最高裁で弁論『宮本から君へ』助成金取り消し訴訟 原告「日本の文化芸術にとって極めて意義が大きい」

杉本 穂高

杉本 穂高

最高裁で弁論『宮本から君へ』助成金取り消し訴訟 原告「日本の文化芸術にとって極めて意義が大きい」
最高裁での弁論後、記者会見に臨む原告弁護団(10月13日都内/杉本穂高)

出演者が麻薬取締法違反で逮捕されたことを理由に、文化庁所管の独立行政法人「日本芸術文化振興会(芸文振)」が助成金の交付を取りやめたのは違法であるとして、映画『宮本から君へ』を制作した株式会社スターサンズが起こした訴訟の上告審(弁論)が10月13日、最高裁第2小法廷(尾島明裁判長)にて開かれた。

本訴訟は、芸文振が一度内定した助成金1000万円の交付を、出演者の逮捕後に取り消したことは不当であるとして起こされた。一審では、不交付決定は「(行政の)裁量権の範囲の逸脱、またはその乱用にあたり違法」と見なされスターサンズ側が勝訴したが、二審では助成金の交付に関する芸文振の裁量権を広く認める判決が下され、芸文振側の逆転勝訴となった。スターサンズ側はこれを不服として上告、最高裁で争われることとなった。

最終弁論の争点は?

最高裁弁論で争点となったのは、一審と二審で判断が分かれた芸文振の「裁量権」だ。原告側は、芸術文化の助成金が「公益性の観点」という曖昧な基準で不交付が決定されることは、社会に広く大きな衝撃を与え、過度な萎縮効果を生じさせたと主張。

一方、芸文振は映画出演者の逮捕は、当時広く報道され国民の関心も高い状態であったことから、(映画を助成すると)国が違法薬物犯罪に対して寛容な態度だと思われかねないため、交付の取り消しは裁量権の合理的な行使であると主張した。

原告側は、本事案は直接的には助成金交付に関わるものだが、実質的に憲法問題も含んでいるとして、憲法21条1項が保証する「表現の自由」の侵害に当たり得るという法学者蟻川恒正教授(日本大学法科大学院)の意見書を提出。「公益性」は規制する権力側のさじ加減で拡大解釈が可能な曖昧な概念であり、さまざまな表現活動が規制される恐れがあると述べた。

一度内定した助成金交付を覆す処分を行う場合はあくまで例外であり、公益性が考慮されるとしても極めて厳格に判断されるべきであり、本件の場合なら麻薬の広がりを抑制する見地から放置できないほどの悪影響があると判断できなければならないとした。

文化助成について初の最高裁判例となる

原告弁護団は、弁論後に司法記者クラブにて記者会見を行った。

芸文振側は弁論の中で、助成金交付の取り消しによってスターサンズ側が被った損害は限定的だったと主張、その根拠として『宮本から君へ』は交付金を受け取る際にはすでに完成していたことや不交付となっても劇場公開され、さらに出演者の事務所から損害金として1000万円を受け取ったことを挙げた。

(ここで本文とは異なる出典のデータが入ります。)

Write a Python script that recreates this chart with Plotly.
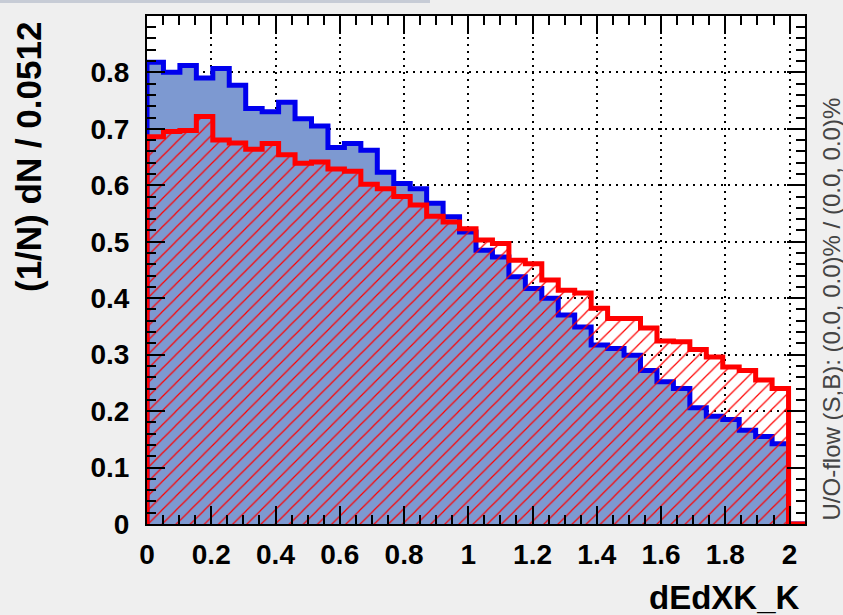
import numpy as np
import plotly.graph_objects as go

# Binning of the dEdXK_K variable
bin_width = 0.0512
n_bins = 40
x_min = 0.0

# Normalised entries per bin: signal (S) and background (B)
signal = [0.818, 0.800, 0.812, 0.790, 0.807, 0.777, 0.736, 0.730, 0.747, 0.718,
          0.705, 0.667, 0.674, 0.662, 0.623, 0.603, 0.594, 0.568, 0.544, 0.517,
          0.485, 0.473, 0.438, 0.417, 0.400, 0.370, 0.349, 0.317, 0.311, 0.299,
          0.272, 0.252, 0.240, 0.206, 0.191, 0.185, 0.166, 0.155, 0.142, 0.0]
background = [0.686, 0.695, 0.697, 0.722, 0.680, 0.675, 0.664, 0.674, 0.654, 0.639,
              0.641, 0.629, 0.625, 0.602, 0.594, 0.580, 0.565, 0.545, 0.535, 0.523,
              0.503, 0.497, 0.467, 0.461, 0.432, 0.414, 0.409, 0.382, 0.364, 0.364,
              0.347, 0.324, 0.323, 0.309, 0.296, 0.278, 0.272, 0.255, 0.240, 0.0]

x_ticks = [0, 0.2, 0.4, 0.6, 0.8, 1, 1.2, 1.4, 1.6, 1.8, 2]
x_tick_labels = ["0", "0.2", "0.4", "0.6", "0.8", "1", "1.2", "1.4", "1.6", "1.8", "2"]
y_ticks = [0, 0.1, 0.2, 0.3, 0.4, 0.5, 0.6, 0.7, 0.8]
y_tick_labels = ["0", "0.1", "0.2", "0.3", "0.4", "0.5", "0.6", "0.7", "0.8"]
x_minor_step = 0.05
y_minor_step = 0.02

x_title = "dEdXK_K"
y_title = "(1/N) dN / 0.0512"
flow_text = "U/O-flow (S,B): (0.0, 0.0)% / (0.0, 0.0)%"

edges = x_min + bin_width * np.arange(n_bins + 1)
x_max = edges[-1]
y_max = 1.1 * max(max(signal), max(background))


def step_path(values):
    """Histogram outline: rise at the first edge, flat tops, drop at the last edge."""
    xs = [edges[0]] + list(edges[:-1]) + [edges[-1], edges[-1]]
    ys = [0.0] + list(values) + [values[-1], 0.0]
    return xs, ys


FONT = "Liberation Sans, Arial, Helvetica, sans-serif"

L, R, T, B = 147, 38, 16, 91
W, H = 843, 615
pw, ph = W - L - R, H - T - B


def px_x(px):
    return (px - L) / pw


def px_y(py):
    return (H - B - py) / ph


fig = go.Figure()

sx, sy = step_path(signal)
fig.add_trace(go.Scatter(
    x=sx, y=sy, mode="lines", line_shape="hv",
    line=dict(color="#0000ee", width=5),
    fill="tozeroy", fillcolor="#7d99d1",
    hoverinfo="skip", showlegend=False,
))

bx, by = step_path(background)
fig.add_trace(go.Scatter(
    x=bx, y=by, mode="lines", line_shape="hv",
    line=dict(color="#ff0000", width=5),
    fill="tozeroy", fillcolor="rgba(0,0,0,0)",
    fillpattern=dict(shape="/", fgcolor="#ff0000", bgcolor="rgba(0,0,0,0)",
                     size=10, solidity=0.12, fillmode="replace"),
    hoverinfo="skip", showlegend=False,
))

# ROOT-style frame: inside ticks on all four sides, dotted grid at the major ticks
axis_common = dict(
    showline=True, linecolor="black", linewidth=2, mirror="allticks",
    ticks="inside", ticklen=18, tickwidth=2, tickcolor="black",
    layer="above traces",
    showgrid=True, gridcolor="black", gridwidth=1.5, griddash="2px,5px",
    zeroline=False,
    tickfont=dict(family=FONT, size=28, color="black", weight="bold"),
)

fig.update_xaxes(
    range=[x_min, x_max], tickmode="array", tickvals=x_ticks, ticktext=x_tick_labels,
    ticklabelstandoff=4,
    minor=dict(dtick=x_minor_step, tick0=x_min, ticks="inside", ticklen=9,
               tickwidth=2, tickcolor="black", showgrid=False),
    **axis_common,
)
fig.update_yaxes(
    range=[0, y_max], tickmode="array", tickvals=y_ticks, ticktext=y_tick_labels,
    ticklabelstandoff=10,
    minor=dict(dtick=y_minor_step, tick0=0, ticks="inside", ticklen=9,
               tickwidth=2, tickcolor="black", showgrid=False),
    **axis_common,
)

fig.add_annotation(
    text=y_title, textangle=-90, xref="paper", yref="paper",
    x=px_x(28), y=px_y(20), xanchor="center", yanchor="top", showarrow=False,
    font=dict(family=FONT, size=35, color="black", weight="bold"),
)
fig.add_annotation(
    text=x_title, xref="paper", yref="paper",
    x=px_x(802), y=px_y(597), xanchor="right", yanchor="middle", showarrow=False,
    font=dict(family=FONT, size=33, color="black", weight="bold"),
)
fig.add_annotation(
    text=flow_text, textangle=-90, xref="paper", yref="paper",
    x=px_x(831), y=px_y(523), xanchor="center", yanchor="bottom", showarrow=False,
    font=dict(family=FONT, size=24, color="#444444"),
)

# thin edge of the title box along the top of the canvas
fig.add_shape(type="rect", xref="paper", yref="paper",
              x0=px_x(0), x1=px_x(430), y0=px_y(3), y1=px_y(0),
              line=dict(width=0), fillcolor="#c7ccd6", layer="above")

fig.update_layout(
    width=W, height=H,
    margin=dict(l=L, r=R, t=T, b=B),
    paper_bgcolor="#efefef", plot_bgcolor="white",
    showlegend=False,
)

fig.write_html("out.html")
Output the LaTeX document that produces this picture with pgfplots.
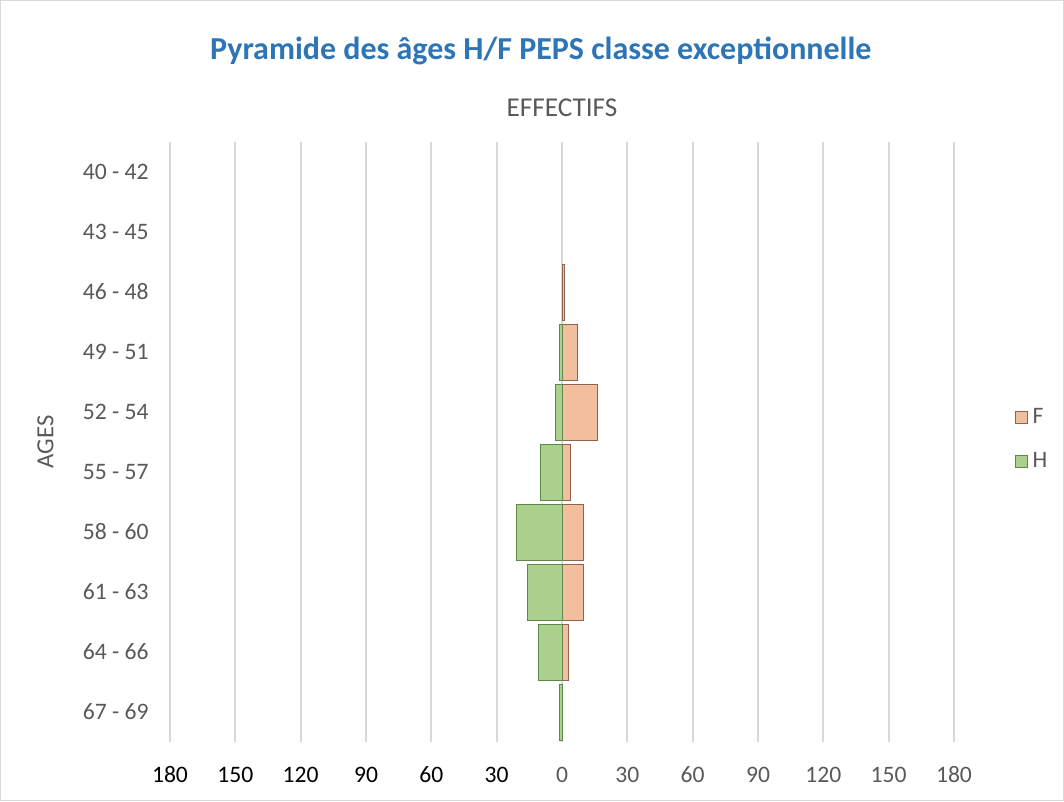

しかし弁護団は会見で、この主張は実態に即していないと反論。スターサンズが事務所から損害金を受け取ったのは不交付処分から半年後であり、その期間、資金のやりくりは非常に苦しく、予算不足で満足な宣伝活動ができなかったという。芸文振側がそうした事実を無視しているのは遺憾だとした。

また、本裁判は芸術文化の助成のあり方について、初めて最高裁が判断をくだすことになるため、日本の文化芸術にとって極めて意義が大きなものになるという。

二審の原判決が確定してしまうと「公益性(の定義)が極めて曖昧かつ不明確であり、公益性の名のもとで政治的メッセージを含んだ作品が規制されかねない」と弁護団は懸念する。助成金の取り消しは直接的に表現の検閲とはならないが、畏縮をまねくという点で実質的に表現の自由を侵害する恐れがあるとする。

判決の見通しについて弁護団の伊藤真弁護士は、「裁判長から公益性の枠組みに関する補充質問もあったことから、公益性の基準を明確にした上で今回の処分には蓋然(がいぜん)性がないと判断してくれるのではと期待している」と話す。

訴訟を提起した当時のスターサンズ代表、河村光庸氏は昨年亡くなっている。弁護団の四宮隆史弁護士は、「河村さんが示した表現の自由を守る思いが結実するのかと思うと感慨深い」と語った。

判決は11月17日に下される予定だ。